Aus Fehlern lernen
16.06.2012, 07:04 Uhr
Das Album „This Is PiL“ knüpft dort an, wo Ihre Band PiL aufgehört hat: groovender Dub-Rock, schwere Bässe, unverkennbare Schimpfgesänge und ironische Wortspiele. Warum haben Sie an dieser Gruppe nie das Interesse verloren?

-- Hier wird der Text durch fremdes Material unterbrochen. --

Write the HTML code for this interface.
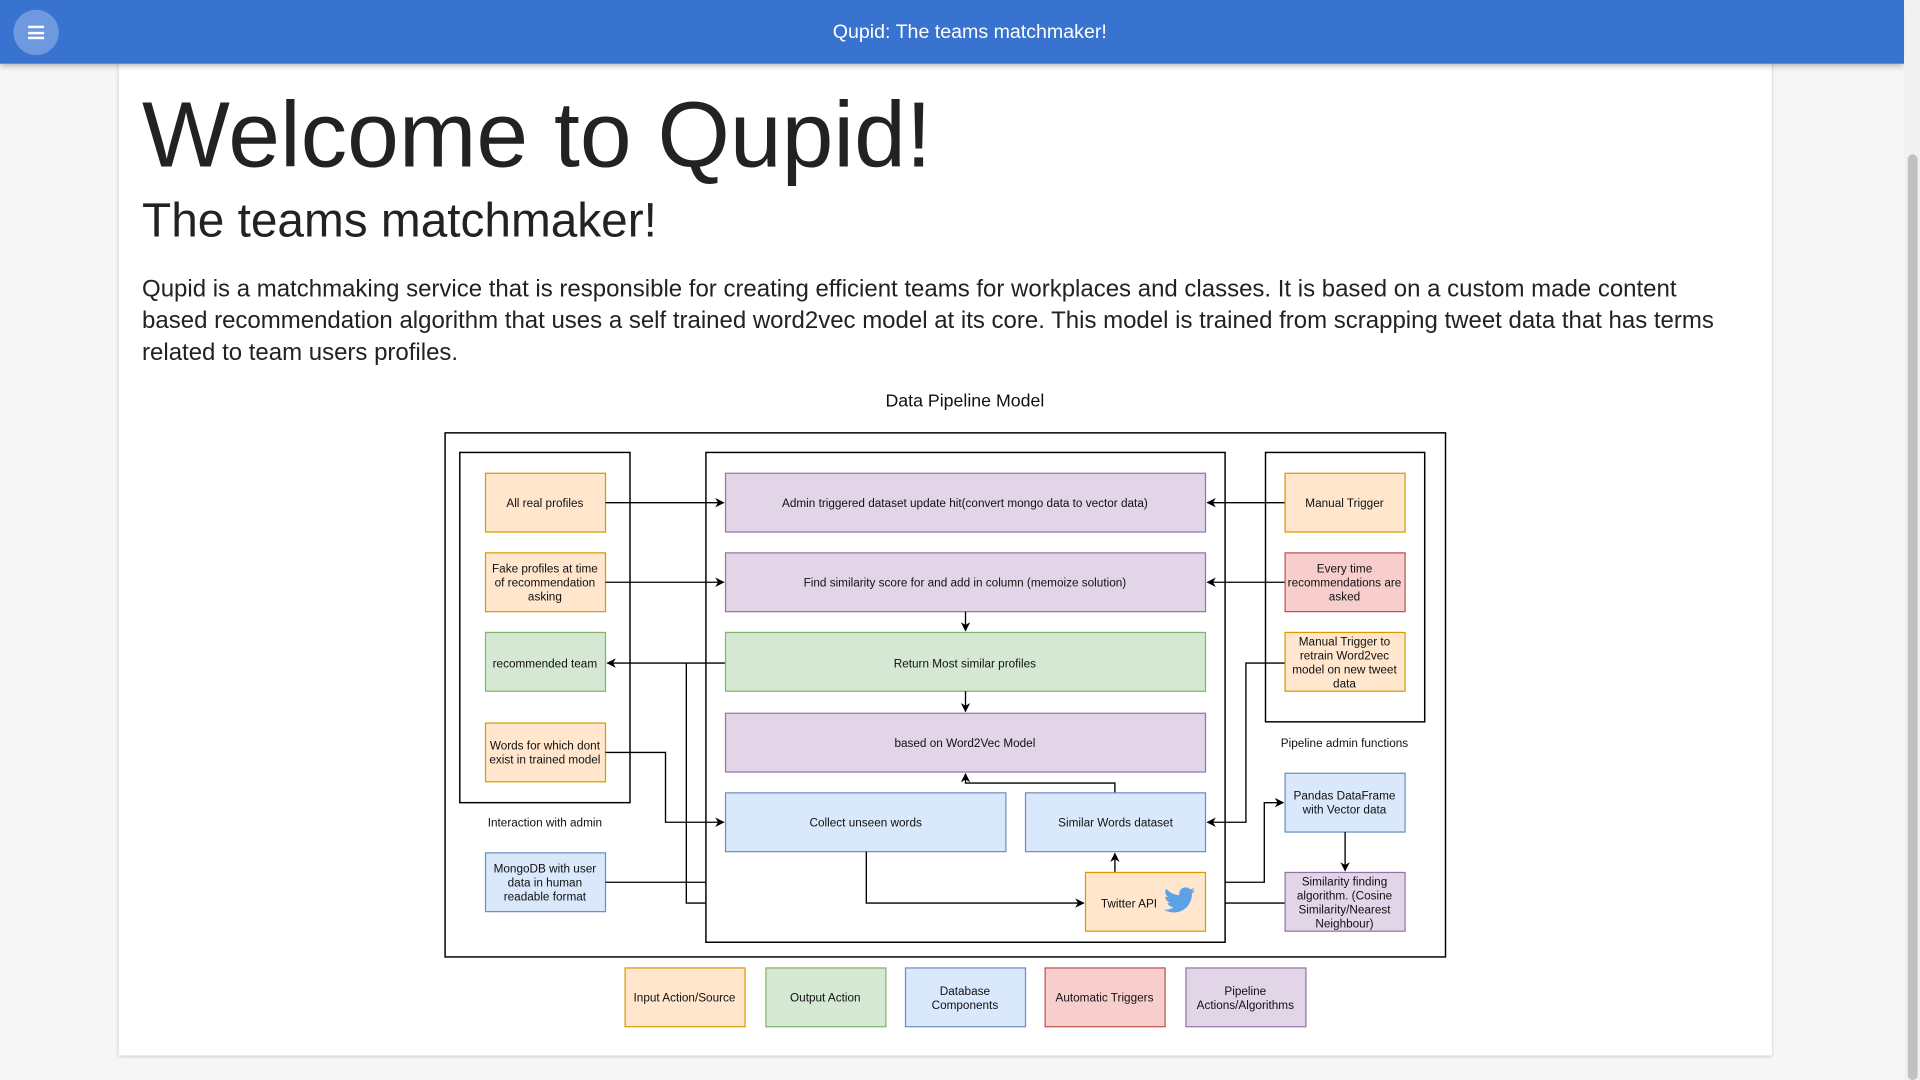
<!DOCTYPE html>
<html><head><meta charset="utf-8"><style>
html,body{margin:0;padding:0;width:1920px;height:1080px;overflow:hidden;background:#f6f6f6;font-family:"Liberation Sans",Arial,sans-serif;}
#wrap{position:absolute;left:0;top:0;width:1568px;height:882px;transform:scale(1.22449);transform-origin:0 0;}
#card{position:absolute;left:97px;top:40px;width:1350px;height:822px;background:#fff;box-shadow:0 1px 3px rgba(0,0,0,.25);}
#hdr{position:absolute;left:0;top:0;width:1555px;height:52px;background:#3873cf;box-shadow:0 2px 5px rgba(0,0,0,.3);}
#menu{position:absolute;left:11px;top:8px;width:37px;height:37px;border-radius:50%;background:#6f99de;}
#menu i{position:absolute;left:12px;width:13px;height:2px;background:#fff;}
#title{position:absolute;left:0;width:1584px;top:17px;text-align:center;color:#fff;font-size:16px;line-height:20px;}
#sb{position:absolute;left:1555px;top:0;width:13px;height:882px;background:#f1f1f1;}
#sbt{position:absolute;left:1558px;top:126px;width:8px;height:756px;background:#c1c1c1;border-radius:4px;}
.t{position:absolute;left:116px;margin:0;font-weight:normal;color:#222;white-space:nowrap;}
#h1{top:73px;font-size:76px;line-height:76px;}
#h2{top:161px;font-size:39px;line-height:39px;}
#p{position:absolute;left:116px;top:223px;width:1300px;font-size:19.6px;line-height:26px;color:#222;}
#dt{position:absolute;left:0;width:1576px;top:320px;text-align:center;font-size:14.5px;color:#111;}
svg{position:absolute;left:0;top:0;}
svg text{font-family:"Liberation Sans",Arial,sans-serif;font-size:9.6px;fill:#111;text-anchor:middle;}
</style></head><body><div id="wrap">
<div id="card"></div>
<div id="hdr"><div id="menu"><i style="top:13px"></i><i style="top:17.5px"></i><i style="top:22px"></i></div><div id="title">Qupid: The teams matchmaker!</div></div>
<div id="sb"></div><div id="sbt"></div>
<h1 class="t" id="h1">Welcome to Qupid!</h1>
<h2 class="t" id="h2">The teams matchmaker!</h2>
<div id="p">Qupid is a matchmaking service that is responsible for creating efficient teams for workplaces and classes. It is based on a custom made content based recommendation algorithm that uses a self trained word2vec model at its core. This model is trained from scrapping tweet data that has terms related to team users profiles.</div>
<div id="dt">Data Pipeline Model</div>
<svg width="1568" height="882" viewBox="0 0 1568 882">
<defs><marker id="a" viewBox="0 0 10 10" refX="9" refY="5" markerWidth="7" markerHeight="7" orient="auto"><path d="M0,0 L10,5 L0,10 L3,5z" fill="#000"/></marker></defs>
<g fill="none" stroke="#000" stroke-width="1.2">
<rect x="363.5" y="353.5" width="817" height="428"/>
<rect x="375.5" y="369.5" width="139" height="286"/>
<rect x="576.5" y="369.5" width="424" height="400"/>
<rect x="1033.5" y="369.5" width="130" height="220"/>
</g>
<g stroke-width="1">
<g fill="#ffe6cc" stroke="#d79b00">
<rect x="396.5" y="386.5" width="98" height="48"/><rect x="396.5" y="451.5" width="98" height="48"/><rect x="396.5" y="590.5" width="98" height="48"/>
<rect x="1049.5" y="386.5" width="98" height="48"/><rect x="1049.5" y="516.5" width="98" height="48"/>
<rect x="886.5" y="712.5" width="98" height="48"/><rect x="510.5" y="790.5" width="98" height="48"/></g>
<g fill="#d5e8d4" stroke="#82b366">
<rect x="396.5" y="516.5" width="98" height="48"/><rect x="592.5" y="516.5" width="392" height="48"/><rect x="625.5" y="790.5" width="98" height="48"/></g>
<g fill="#dae8fc" stroke="#6c8ebf">
<rect x="396.5" y="696.5" width="98" height="48"/><rect x="592.5" y="647.5" width="229" height="48"/><rect x="837.5" y="647.5" width="147" height="48"/>
<rect x="1049.5" y="631.5" width="98" height="48"/><rect x="739.5" y="790.5" width="98" height="48"/></g>
<g fill="#f8cecc" stroke="#b85450">
<rect x="1049.5" y="451.5" width="98" height="48"/><rect x="853.5" y="790.5" width="98" height="48"/></g>
<g fill="#e1d5e7" stroke="#9673a6">
<rect x="592.5" y="386.5" width="392" height="48"/><rect x="592.5" y="451.5" width="392" height="48"/><rect x="592.5" y="582.5" width="392" height="48"/>
<rect x="1049.5" y="712.5" width="98" height="48"/><rect x="968.5" y="790.5" width="98" height="48"/></g>
</g>
<g fill="none" stroke="#000" stroke-width="1.1">
<path d="M494.5 410.5H591" marker-end="url(#a)"/>
<path d="M494.5 475.5H591" marker-end="url(#a)"/>
<path d="M1049 410.5H986" marker-end="url(#a)"/>
<path d="M1049 475.5H986" marker-end="url(#a)"/>
<path d="M788.5 499.5V515" marker-end="url(#a)"/>
<path d="M788.5 564.5V581" marker-end="url(#a)"/>
<path d="M592 541.5H496" marker-end="url(#a)"/>
<path d="M560.5 541.5V737.5H576"/>
<path d="M494.5 720.5H576"/>
<path d="M494.5 614.5H543.5V671.5H591" marker-end="url(#a)"/>
<path d="M910.5 647V639.5H788.5V632" marker-end="url(#a)"/>
<path d="M707.5 695.5V737.5H885" marker-end="url(#a)"/>
<path d="M910.5 712V697" marker-end="url(#a)"/>
<path d="M1049 541.5H1017.5V671.5H986" marker-end="url(#a)"/>
<path d="M1000.5 720.5H1032.5V655.5H1048" marker-end="url(#a)"/>
<path d="M1000.5 737.5H1049"/>
<path d="M1098.5 679.5V711" marker-end="url(#a)"/>
</g>
<path d="M976 727c-1 .5-2 .7-3 .8 1-.6 1.9-1.6 2.3-2.7-1 .6-2.1 1-3.3 1.2-1-1-2.3-1.6-3.8-1.6-2.9 0-5.2 2.3-5.2 5.2 0 .4 0 .8.1 1.2-4.3-.2-8.2-2.3-10.7-5.4-.5.8-.7 1.7-.7 2.6 0 1.8.9 3.4 2.3 4.3-.9 0-1.7-.3-2.4-.6 0 2.5 1.8 4.6 4.2 5.1-.4.1-.9.2-1.4.2-.3 0-.7 0-1-.1.7 2 2.6 3.5 4.9 3.6-1.8 1.4-4 2.2-6.5 2.2-.4 0-.8 0-1.2-.1 2.3 1.5 5.1 2.3 8 2.3 9.6 0 14.8-8 14.8-14.8v-.7c1-.7 1.9-1.7 2.6-2.7z" fill="#5da2e6"/>
<text x="445" y="414">All real profiles</text>
<text x="445" y="467.5">Fake profiles at time</text><text x="445" y="479">of recommendation</text><text x="445" y="490.5">asking</text>
<text x="445" y="545">recommended team</text>
<text x="445" y="612">Words for which dont</text><text x="445" y="623.5">exist in trained model</text>
<text x="445" y="712.5">MongoDB with user</text><text x="445" y="724">data in human</text><text x="445" y="735.5">readable format</text>
<text x="445" y="675">Interaction with admin</text>
<text x="788" y="414">Admin triggered dataset update hit(convert mongo data to vector data)</text>
<text x="788" y="479">Find similarity score for and add in column (memoize solution)</text>
<text x="788" y="545">Return Most similar profiles</text>
<text x="788" y="610">based on Word2Vec Model</text>
<text x="707" y="675">Collect unseen words</text>
<text x="911" y="675">Similar Words dataset</text>
<text x="922" y="741">Twitter API</text>
<text x="1098" y="414">Manual Trigger</text>
<text x="1098" y="467.5">Every time</text><text x="1098" y="479">recommendations are</text><text x="1098" y="490.5">asked</text>
<text x="1098" y="527">Manual Trigger to</text><text x="1098" y="538.5">retrain Word2vec</text><text x="1098" y="550">model on new tweet</text><text x="1098" y="561.5">data</text>
<text x="1098" y="610">Pipeline admin functions</text>
<text x="1098" y="653">Pandas DataFrame</text><text x="1098" y="664.5">with Vector data</text>
<text x="1098" y="723">Similarity finding</text><text x="1098" y="734.5">algorithm. (Cosine</text><text x="1098" y="746">Similarity/Nearest</text><text x="1098" y="757.5">Neighbour)</text>
<text x="559" y="818">Input Action/Source</text>
<text x="674" y="818">Output Action</text>
<text x="788" y="812.5">Database</text><text x="788" y="824">Components</text>
<text x="902" y="818">Automatic Triggers</text>
<text x="1017" y="812.5">Pipeline</text><text x="1017" y="824">Actions/Algorithms</text>
</svg>
</div></body></html>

John Lydon: Warum sollte ich? PiL hat die Rockmusik von Grund auf erneuert. Ich bin ein stolzes Mitglied dieser Organisation. Als sich die Gelegenheit bot, die Gruppe wiederzubeleben, habe ich sie genutzt. Durch einen Knebelvertrag war PiL für längere Zeit zum Nichtstun verdammt. Ich befand mich quasi in der Warteschleife (lacht). Unseligerweise sollte es 20 Jahre dauern, bis unser alter Vertrag ausgelaufen war. Das Geld für unser Comeback habe ich selbst aufgetrieben.
Ist es nicht unfassbar frustrierend, wenn man als kreativer Künstler zum Nichtstun gezwungen wird?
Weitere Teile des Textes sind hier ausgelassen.